Ce premier flux électrifié n’est qu’un début. Bruno Blin vise l’électrification massive de la logistique de Renault Trucks d’ici 2030, avec 100 % sur les flux entre les sites de production. Le constructeur travaille déjà sur l’électrification d’une dizaine d’autres flux logistiques, dont certains permettent de mutualiser les bornes de recharge de Saint Priest. Pour les trajets plus longs, Renault Trucks envisage une logique de véhicules relais, permettant d’utiliser l’électrique sur des distances de plus en plus importantes, comme rallier par exemple le site de Blainville (Calvados). « Si l’on part sur la génération de camions actuelle, il faudra le faire en plusieurs recharges intermédiaires. On peut aussi attendre la nouvelle génération prévue pour 2026 (600 km d’autonomie), et dans ce cas nous n’aurons besoin que d’une seule recharge intermédiaire grâce au méga chargeur MCS », glisse Marc Lejeune, directeur Business intelligence de Renault Trucks.

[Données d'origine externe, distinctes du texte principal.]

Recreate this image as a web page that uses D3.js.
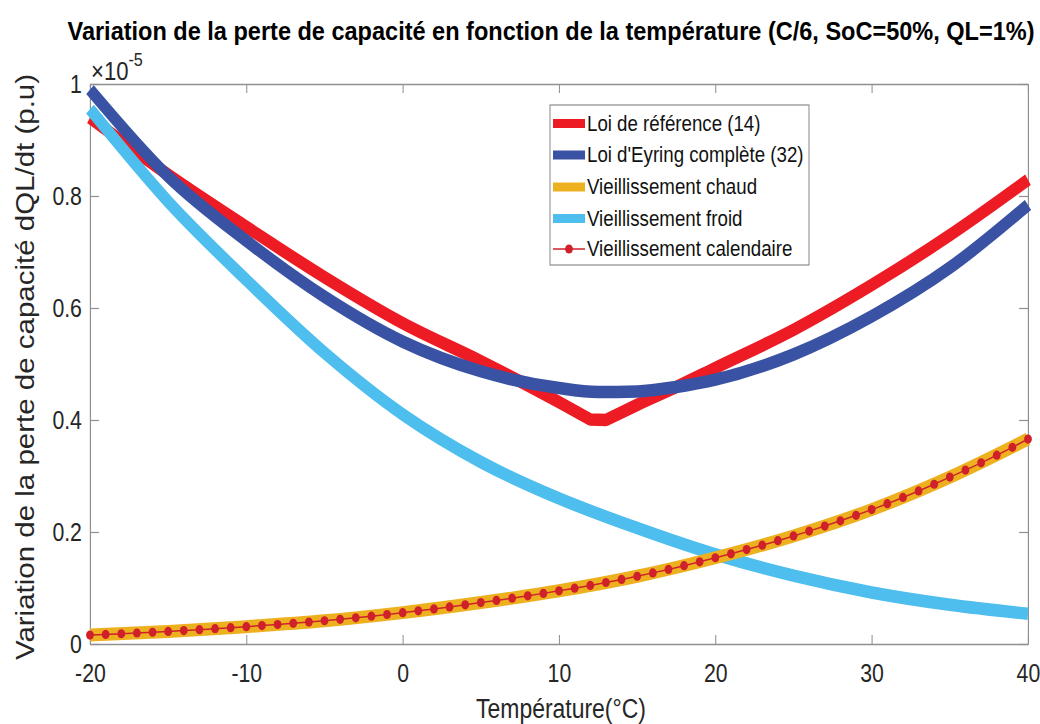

Cette initiative de Renault Trucks constitue également un saut dans l’inconnu pour les transports Chazot et Dupessey&Co, qui bien que tous deux engagés dans les motorisations alternatives depuis des années, utilisent des camions électriques de gros tonnage pour la première fois. « Notre objectif est de continuer à proposer cette solution sur d’autres flux à Renault Trucks et de convertir d’autres clients. Nous comptons sur cette expérience pour apprendre et maîtriser ces nouveaux coûts d’exploitation, tout en prenant une petite longueur d’avance par rapport à la concurrence » indique Fabien Chazot. Carole Dupessey, présidente de Dupessey&co, rapporte être en discussion avec d’autres clients pour proposer cette solution. « Nous travaillons beaucoup à la demande mais pour les camions électriques, il n’est pas possible de s’engager sans contrats long terme. » Et tous deux de reconnaître que l’engagement du chargeur reste une condition primordiale.